Madam Speaker, I appreciated the comments of my colleagues around the Chamber. In terms of the member across the floor, I had hoped Liberal governments would drop the rhetoric about stable funding for the CBC and actually in the cold light of day look at what they have wrought in the public broadcasting situation. However, that will not happen.
I would like to make some comments which I think are real wake-up calls for me. I was on the heritage committee tour across the country last week talking to people about what they want in a cultural policy. Over and over again we heard about the importance of a public broadcaster. More than that, we heard terrible concerns about the fact that we are living very much in an occupied country in that our culture is occupied.
Jack Stoddart, a respected publisher in the country, says that we are at war with another culture, the American culture. One of our main defences is institutions such as the public broadcaster, our magazine industry, our publishing industry and the Canada Council. They are the bulwarks for our defence against an unending swamp of American products.
The idea of having a strong public broadcaster is as critical at this point as ever before. We are also facing enormous media concentration. We are facing foreign ownerships in all these areas. The issue is keeping a strong public broadcaster, funding it sufficiently so that it is not constantly making deals with the devil or is not constantly trying to cut here and alter there and drop services in order to balance its ever shrinking budget.
One of the things my colleague from Yukon just told me was quite astounding but also played into the issue of globalization. We are saying we are out in the world. We are dealing and marketing ourselves all over the place. Yet for some reason we decide not to have journalists in some major centres of the world, one of them being Mexico with which we are inextricably connected by a trade agreement.

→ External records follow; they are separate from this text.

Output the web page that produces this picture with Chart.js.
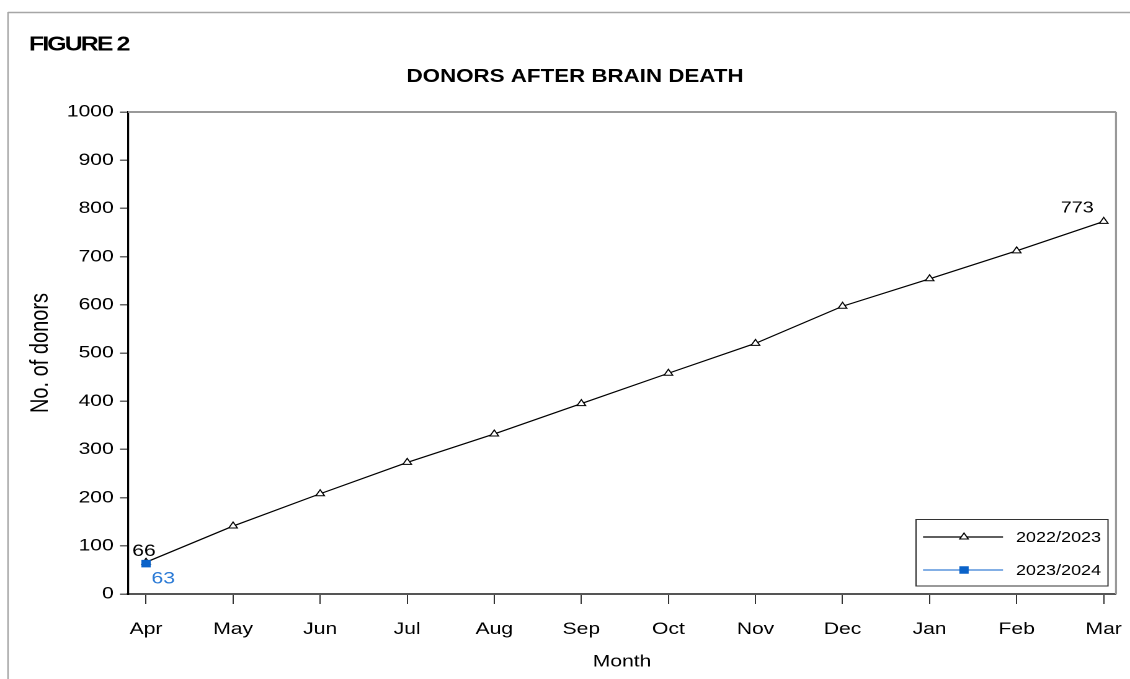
<!DOCTYPE html>
<html lang="en">
<head>
  <meta charset="UTF-8" />
  <title>Donors after brain death</title>
  <script src="https://cdn.jsdelivr.net/npm/chart.js"></script>
  <style>
    html, body { margin: 0; padding: 0; background: #fff; overflow: hidden; }
    /* the original figure is stretched sideways, so draw narrower and widen it */
    #wrap { width: 911px; height: 679px; transform: scaleX(1.2404); transform-origin: 0 0; }
  </style>
</head>
<body>
  <div id="wrap"><canvas id="donorChart"></canvas></div>

  <script>
    // data
    const months = ["Apr", "May", "Jun", "Jul", "Aug", "Sep", "Oct", "Nov", "Dec", "Jan", "Feb", "Mar"];
    const yTicks = [0, 100, 200, 300, 400, 500, 600, 700, 800, 900, 1000];
    const seriesNames = ["2022/2023", "2023/2024"];
    const donors2223 = [66, 141, 208, 273, 332, 395, 458, 520, 597, 654, 712, 773];
    const donors2324 = [63];

    const SX = 1130 / 911;
    const FONT = "'Liberation Sans', Arial, sans-serif";
    Chart.defaults.font.family = FONT;
    Chart.defaults.color = "#000";

    function toPoints(arr) {
      return arr.map((v, i) => ({ x: i, y: v }));
    }

    // small marker drawer for the legend
    function marker(ctx, ds, x, y) {
      ctx.save();
      ctx.fillStyle = ds.pointBackgroundColor;
      ctx.strokeStyle = ds.pointBorderColor;
      ctx.lineWidth = ds.pointBorderWidth;
      ctx.beginPath();
      const r = ds.pointRadius;
      if (ds.pointStyle === "triangle") {
        ctx.moveTo(x - r * 0.866, y + r * 0.5);
        ctx.lineTo(x, y - r);
        ctx.lineTo(x + r * 0.866, y + r * 0.5);
        ctx.closePath();
      } else {
        const s = r * Math.SQRT1_2;
        ctx.rect(x - s, y - s, 2 * s, 2 * s);
      }
      ctx.fill();
      ctx.stroke();
      ctx.restore();
    }

    const decor = {
      id: "decor",
      beforeDraw(chart) {
        const ctx = chart.ctx;
        ctx.save();
        ctx.fillStyle = "#fff";
        ctx.fillRect(0, 0, chart.width, chart.height);
        // outer frame
        ctx.strokeStyle = "#a6a6a6";
        ctx.lineWidth = 1.5;
        ctx.beginPath();
        ctx.moveTo(8 / SX, 12.5);
        ctx.lineTo(chart.width, 12.5);
        ctx.stroke();
        ctx.lineWidth = 1.5 / SX;
        ctx.beginPath();
        ctx.moveTo(8 / SX, 12);
        ctx.lineTo(8 / SX, chart.height);
        ctx.stroke();
        ctx.restore();
      },
      beforeDatasetsDraw(chart) {
        const ctx = chart.ctx;
        const a = chart.chartArea;
        ctx.save();
        ctx.strokeStyle = "#999";
        ctx.lineWidth = 2;
        ctx.beginPath();
        ctx.moveTo(a.left, a.top);
        ctx.lineTo(a.right, a.top);
        ctx.stroke();
        ctx.lineWidth = 2 / SX;
        ctx.beginPath();
        ctx.moveTo(a.right, a.top);
        ctx.lineTo(a.right, a.bottom);
        ctx.stroke();
        ctx.restore();
      },
      afterDatasetsDraw(chart) {
        const ctx = chart.ctx;
        ctx.save();

        // headings
        ctx.fillStyle = "#000";
        ctx.textBaseline = "alphabetic";
        ctx.font = "bold 20px " + FONT;
        ctx.letterSpacing = "-1.5px";
        ctx.textAlign = "left";
        ctx.fillText("FIGURE 2", 29 / SX, 50.5);
        ctx.letterSpacing = "0px";
        ctx.font = "bold 18px " + FONT;
        ctx.textAlign = "center";
        ctx.fillText("DONORS AFTER BRAIN DEATH", 575 / SX, 82);

        // value labels
        ctx.font = "17px " + FONT;
        const m0 = chart.getDatasetMeta(0).data;
        const m1 = chart.getDatasetMeta(1).data;
        ctx.textAlign = "center";
        ctx.fillText(String(donors2223[0]), m0[0].x - 1.6, m0[0].y - 6);
        ctx.font = "16px " + FONT;
        ctx.textAlign = "right";
        const last = m0.length - 1;
        ctx.fillText(String(donors2223[last]), m0[last].x - 8, m0[last].y - 9);
        ctx.font = "17px " + FONT;
        ctx.fillStyle = "#2a7ad6";
        ctx.textAlign = "left";
        ctx.fillText(String(donors2324[0]), m1[0].x + 4.4, m1[0].y + 20);

        // legend box
        const bx = 916 / SX, by = 519.5, bw = (1108 - 916) / SX, bh = 66.5;
        ctx.strokeStyle = "#333";
        ctx.lineWidth = 1;
        ctx.strokeRect(bx, by, bw, bh);
        ctx.font = "14.5px " + FONT;
        ctx.textBaseline = "middle";
        ctx.textAlign = "left";
        chart.data.datasets.forEach((ds, i) => {
          const y = 537 + i * 33;
          ctx.strokeStyle = ds.borderColor;
          ctx.lineWidth = ds.borderWidth;
          ctx.beginPath();
          ctx.moveTo(923 / SX, y);
          ctx.lineTo(1003 / SX, y);
          ctx.stroke();
          marker(ctx, ds, 964 / SX, y);
          ctx.fillStyle = "#000";
          ctx.fillText(ds.label, 1016 / SX, y + 1);
        });
        ctx.restore();
      }
    };

    const ctx = document.getElementById("donorChart").getContext("2d");
    const chart = new Chart(ctx, {
      type: "line",
      data: {
        datasets: [{
          label: seriesNames[0],
          data: toPoints(donors2223),
          borderColor: "#000",
          borderWidth: 1.2,
          pointStyle: "triangle",
          pointRadius: 4,
          pointBackgroundColor: "#fff",
          pointBorderColor: "#000",
          pointBorderWidth: 1,
          order: 2
        }, {
          label: seriesNames[1],
          data: toPoints(donors2324),
          borderColor: "#3a7fd5",
          borderWidth: 1.2,
          pointStyle: "rect",
          pointRadius: 4.6,
          pointBackgroundColor: "#0a62c9",
          pointBorderColor: "#0a62c9",
          pointBorderWidth: 1,
          order: 1
        }]
      },
      options: {
        responsive: true,
        maintainAspectRatio: false,
        devicePixelRatio: 2,
        animation: false,
        layout: { padding: { left: 0, right: 911 - 1116 / SX, top: 112, bottom: 0 } },
        elements: { line: { tension: 0 } },
        plugins: {
          legend: { display: false },
          tooltip: { enabled: false }
        },
        scales: {
          x: {
            type: "linear",
            min: -0.207,
            max: 11.141,
            afterBuildTicks: s => { s.ticks = months.map((m, i) => ({ value: i })); },
            afterFit: s => { s.height = 679 - 594; s.paddingLeft = 0; s.paddingRight = 0; },
            ticks: {
              callback: v => months[v],
              font: { size: 17 },
              padding: 15,
              maxRotation: 0,
              autoSkip: false
            },
            grid: { drawOnChartArea: false, tickLength: 10, tickColor: "#333", lineWidth: 1 },
            border: { color: "#555", width: 2 },
            title: { display: true, text: "Month", font: { size: 17 }, padding: { top: 0, bottom: 7 } }
          },
          y: {
            min: 0,
            max: 1000,
            afterBuildTicks: s => { s.ticks = yTicks.map(v => ({ value: v })); },
            afterFit: s => { s.width = 128 / SX; },
            ticks: { font: { size: 17 }, padding: 5, callback: v => String(v) },
            grid: { drawOnChartArea: false, tickLength: 6.5, tickColor: "#666", lineWidth: 1.5 },
            border: { color: "#000", width: 1.6 },
            title: { display: true, text: "No. of donors", font: { size: 20 }, padding: { top: 21, bottom: 0 } }
          }
        }
      },
      plugins: [decor]
    });
  </script>
</body>
</html>
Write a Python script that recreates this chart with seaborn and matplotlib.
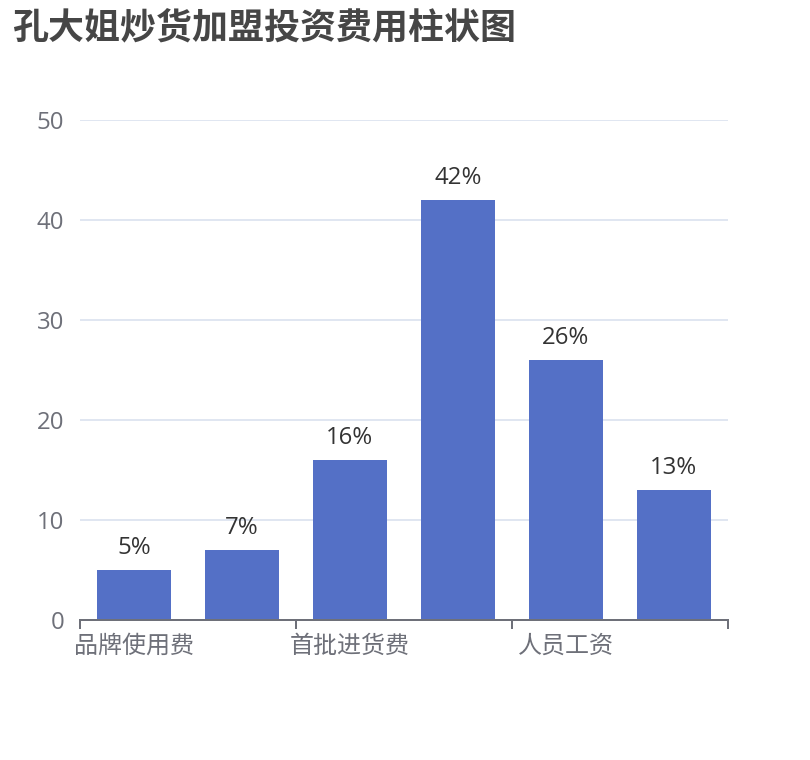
import matplotlib
matplotlib.use("Agg")
import matplotlib.pyplot as plt
import seaborn as sns
import pandas as pd

categories = ["品牌使用费", "装修费用", "首批进货费", "店面租金", "人员工资", "其他费用"]
values = [5, 7, 16, 42, 26, 13]
bar_labels = ["5%", "7%", "16%", "42%", "26%", "13%"]
title = "孔大姐炒货加盟投资费用柱状图"

sns.set_theme(style="white")
plt.rcParams["font.family"] = ["Noto Sans CJK SC", "DejaVu Sans"]
num_family = ["Open Sans", "Noto Sans CJK SC"]

df = pd.DataFrame({"cat": categories, "val": values})

fig = plt.figure(figsize=(8.1, 7.6), dpi=100)
ax = fig.add_axes([80/810, 1-620/760, 648/810, 500/760])

sns.barplot(data=df, x="cat", y="val", ax=ax, color="#5470C6", saturation=1,
            width=0.69, zorder=3, linewidth=0)

ax.set_xlim(-0.5, len(categories) - 0.5)
ax.set_ylim(0, 50)
ax.set_yticks([0, 10, 20, 30, 40, 50])
ax.yaxis.grid(True, color="#E0E6F1", linewidth=1.44, zorder=0)
ax.xaxis.grid(False)
ax.set_axisbelow(True)

for s in ["top", "right", "left"]:
    ax.spines[s].set_visible(False)
ax.spines["bottom"].set_color("#6E7079")
ax.spines["bottom"].set_linewidth(1.44)
ax.spines["bottom"].set_zorder(4)

# boundary ticks every two categories, labels on every other category
ax.set_xticks([-0.5, 1.5, 3.5, 5.5])
ax.set_xticklabels([])
ax.set_xticks([0, 2, 4], minor=True)
ax.set_xticklabels([categories[i] for i in [0, 2, 4]], minor=True)
ax.tick_params(axis="x", which="major", length=6.5, width=1.44, color="#6E7079", bottom=True)
ax.tick_params(axis="x", which="minor", length=0, pad=9, labelsize=17.3, labelcolor="#6E7079")
ax.tick_params(axis="y", length=0, pad=11.5, labelsize=17.3, labelcolor="#6E7079")
for lab in ax.get_yticklabels():
    lab.set_fontfamily(num_family)
ax.set_xlabel("")
ax.set_ylabel("")

for cont in ax.containers:
    texts = ax.bar_label(cont, labels=bar_labels, padding=7, fontsize=17.3, color="#333333")
    for t in texts:
        t.set_fontfamily(num_family)

fig.text(12/810, 1-10/760, title, fontsize=25.9, fontweight="bold", color="#464646",
         ha="left", va="top")

fig.savefig("out.png", dpi=100)
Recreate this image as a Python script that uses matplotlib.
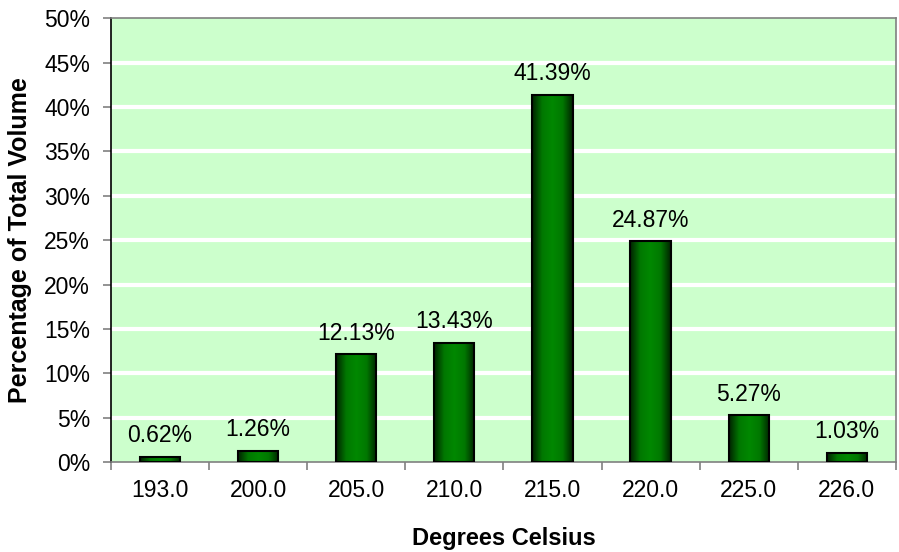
import matplotlib
matplotlib.use("Agg")
import matplotlib.pyplot as plt
import numpy as np
from matplotlib.colors import LinearSegmentedColormap

temps = ["193.0", "200.0", "205.0", "210.0", "215.0", "220.0", "225.0", "226.0"]
volume = [0.62, 1.26, 12.13, 13.43, 41.39, 24.87, 5.27, 1.03]
yticks = [0, 5, 10, 15, 20, 25, 30, 35, 40, 45, 50]

plt.rcParams['font.family'] = ['Liberation Sans', 'DejaVu Sans']

fig = plt.figure(figsize=(8.99, 5.52), dpi=100)
ax = fig.add_axes([0.1235, 0.163, 0.873, 0.804])
ax.set_facecolor('#ccffcc')

x = np.arange(len(temps))
bars = ax.bar(x, volume, width=0.41, color='none', edgecolor='black', linewidth=1.5, zorder=3)

# horizontal gradient: dark edges, bright centre
cmap = LinearSegmentedColormap.from_list('g', ['#002200', '#007800', '#008800', '#007800', '#002200'])
grad = np.linspace(0, 1, 256).reshape(1, -1)
for b in bars:
    x0, y0 = b.get_x(), b.get_y()
    w, h = b.get_width(), b.get_height()
    im = ax.imshow(grad, cmap=cmap, extent=[x0, x0 + w, y0, y0 + h], aspect='auto', zorder=2)
    im.set_clip_path(b)
    ax.annotate(f"{h:.2f}%", (x0 + w / 2, h), xytext=(0, 10.5), textcoords='offset points',
                ha='center', va='baseline', fontsize=16.5)

ax.set_xlim(-0.5, len(temps) - 0.5)
ax.set_ylim(0, 50)
ax.set_yticks(yticks)
ax.set_yticklabels([f"{v}%" for v in yticks], fontsize=16.5)
ax.set_xticks(x)
ax.set_xticklabels(temps, fontsize=16.5)
ax.tick_params(axis='x', length=0, pad=12)
ax.set_xticks(np.arange(len(temps) + 1) - 0.5, minor=True)
ax.tick_params(axis='x', which='minor', length=6, color='#808080', width=1.2)
ax.tick_params(axis='y', length=6, color='#808080', width=1.2, pad=9)

for v in yticks[1:-1]:
    ax.axhline(v, color='white', linewidth=3, zorder=1)

ax.spines['left'].set_color('black')
ax.spines['left'].set_linewidth(1.2)
for s in ['top', 'right', 'bottom']:
    ax.spines[s].set_color('#808080')
    ax.spines[s].set_linewidth(1.2)

ax.set_xlabel('Degrees Celsius', fontsize=17, fontweight='bold', labelpad=18)
ax.set_ylabel('Percentage of Total Volume', fontsize=18, fontweight='bold', labelpad=9)

fig.savefig('out.png', dpi=100)
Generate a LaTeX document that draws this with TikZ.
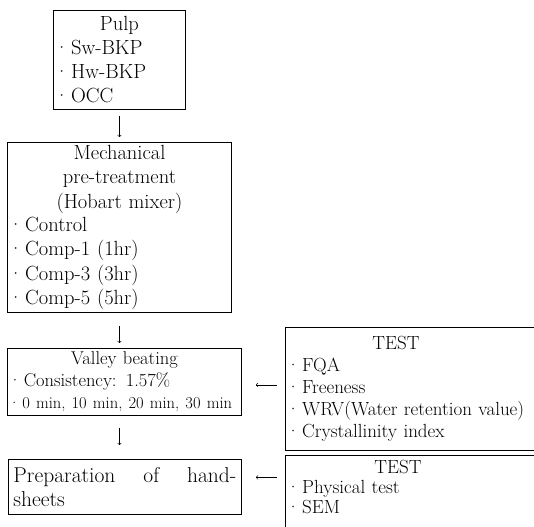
\documentclass[tikz,border=0pt]{standalone}
\newcommand{\bul}{\textperiodcentered\hspace{2pt}}
\begin{document}
\begin{tikzpicture}[x=1pt,y=-1pt,
		box/.style={draw, line width=0.9pt, anchor=north west, inner xsep=1pt, inner ysep=3pt, align=left, font=\fontsize{20.5}{24}\selectfont},
		arr/.style={->, line width=0.6pt}]
	\useasboundingbox (0,0) rectangle (534,526);
	\clip (0,0) rectangle (534,526);
	\node[box, text width=130pt, minimum height=99pt] (pulp) at (53,10) {{\centering Pulp\par}\bul Sw-BKP\\\bul Hw-BKP\\\bul OCC};
	\node[box, text width=222pt, minimum height=170pt] (mech) at (7,142) {{\centering Mechanical\\pre-treatment\\(Hobart mixer)\par}\bul Control\\\bul Comp-1 (1hr)\\\bul Comp-3 (3hr)\\\bul Comp-5 (5hr)};
	\node[box, text width=232pt, minimum height=67pt, font=\fontsize{18.5}{22}\selectfont] (valley) at (7,348) {{\centering Valley beating\par}\bul Consistency: 1.57\%\\{\fontsize{16.5}{19}\selectfont\bul 0 min, 10 min, 20 min, 30 min}};
	\node[box, text width=223pt, inner xsep=5pt, minimum height=55pt, font=\fontsize{21.5}{24}\selectfont] (prep) at (8,459) {Preparation\hfill of\hfill hand-\\sheets};
	\node[box, text width=262pt, minimum height=123pt, font=\fontsize{19}{22}\selectfont] (test1) at (285,327) {\hspace*{86pt}TEST\\\bul FQA\\\bul Freeness\\\bul WRV(Water retention value)\\\bul Crystallinity index};
	\node[box, text width=262pt, inner ysep=5pt, font=\fontsize{19}{20}\selectfont] (test2) at (285,455) {\hspace*{88pt}TEST\\\bul Physical test\\\bul SEM\rule[-20pt]{0pt}{20pt}};
	% flow arrows
	\draw[arr, shorten <=6pt, shorten >=5pt] (pulp.south) -- (mech.north);
	\draw[arr, shorten <=13pt, shorten >=5pt] (mech.south) -- (mech.south |- valley.north);
	\draw[arr, shorten <=12pt, shorten >=14pt] (mech.south |- valley.south) -- (mech.south |- prep.north);
	\draw[arr, shorten <=8pt, shorten >=14pt] ([yshift=-3pt]valley.east -| test1.west) -- ([yshift=-3pt]valley.east);
	\draw[arr, shorten <=8pt, shorten >=14pt] ([yshift=9.5pt]prep.east -| test2.west) -- ([yshift=9.5pt]prep.east);
\end{tikzpicture}
\end{document}
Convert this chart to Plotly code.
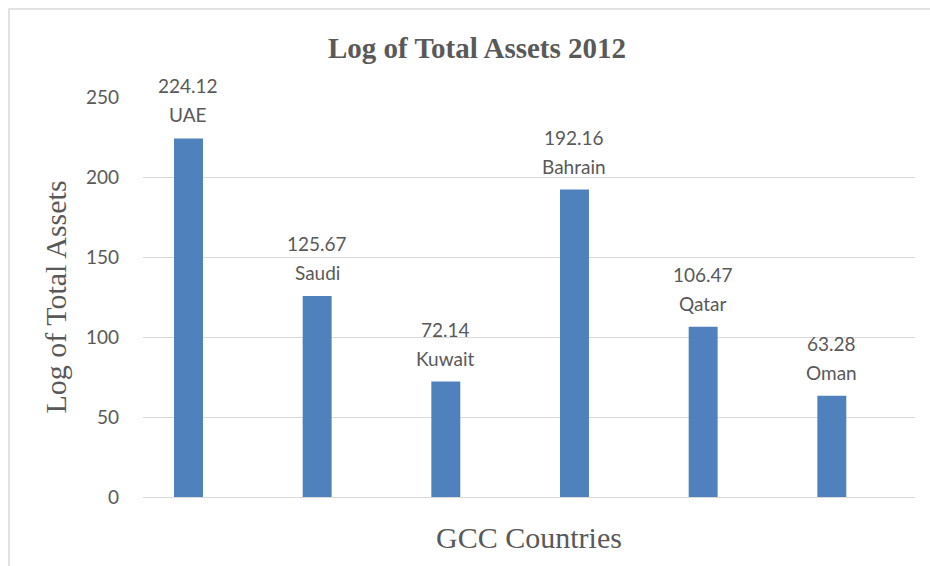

Paris and South Africa are places where we need Canadian eyes and voices and Canadian values looking at what is going on. We do not need just CNN feeds. We do not need to hear another country's particular take on issues. We need to know what we think.
Apparently there was a Catholic priest who was with the Chiapas human rights centre. He was kidnapped during the Chiapas uprising. If it had not been for the meticulous and aggressive work of the CBC reporters at that time he would have been killed. He was actually saved by their investigative reporting.
I think that these kinds of things are important. I think they are signals. I am not sure how anyone on the other side of the House can actually feel comfortable about removing our eyes and ears on the world from these important bureaus simply to cut further into the budget.
In conclusion, I would ask for unanimous consent to make this a votable motion.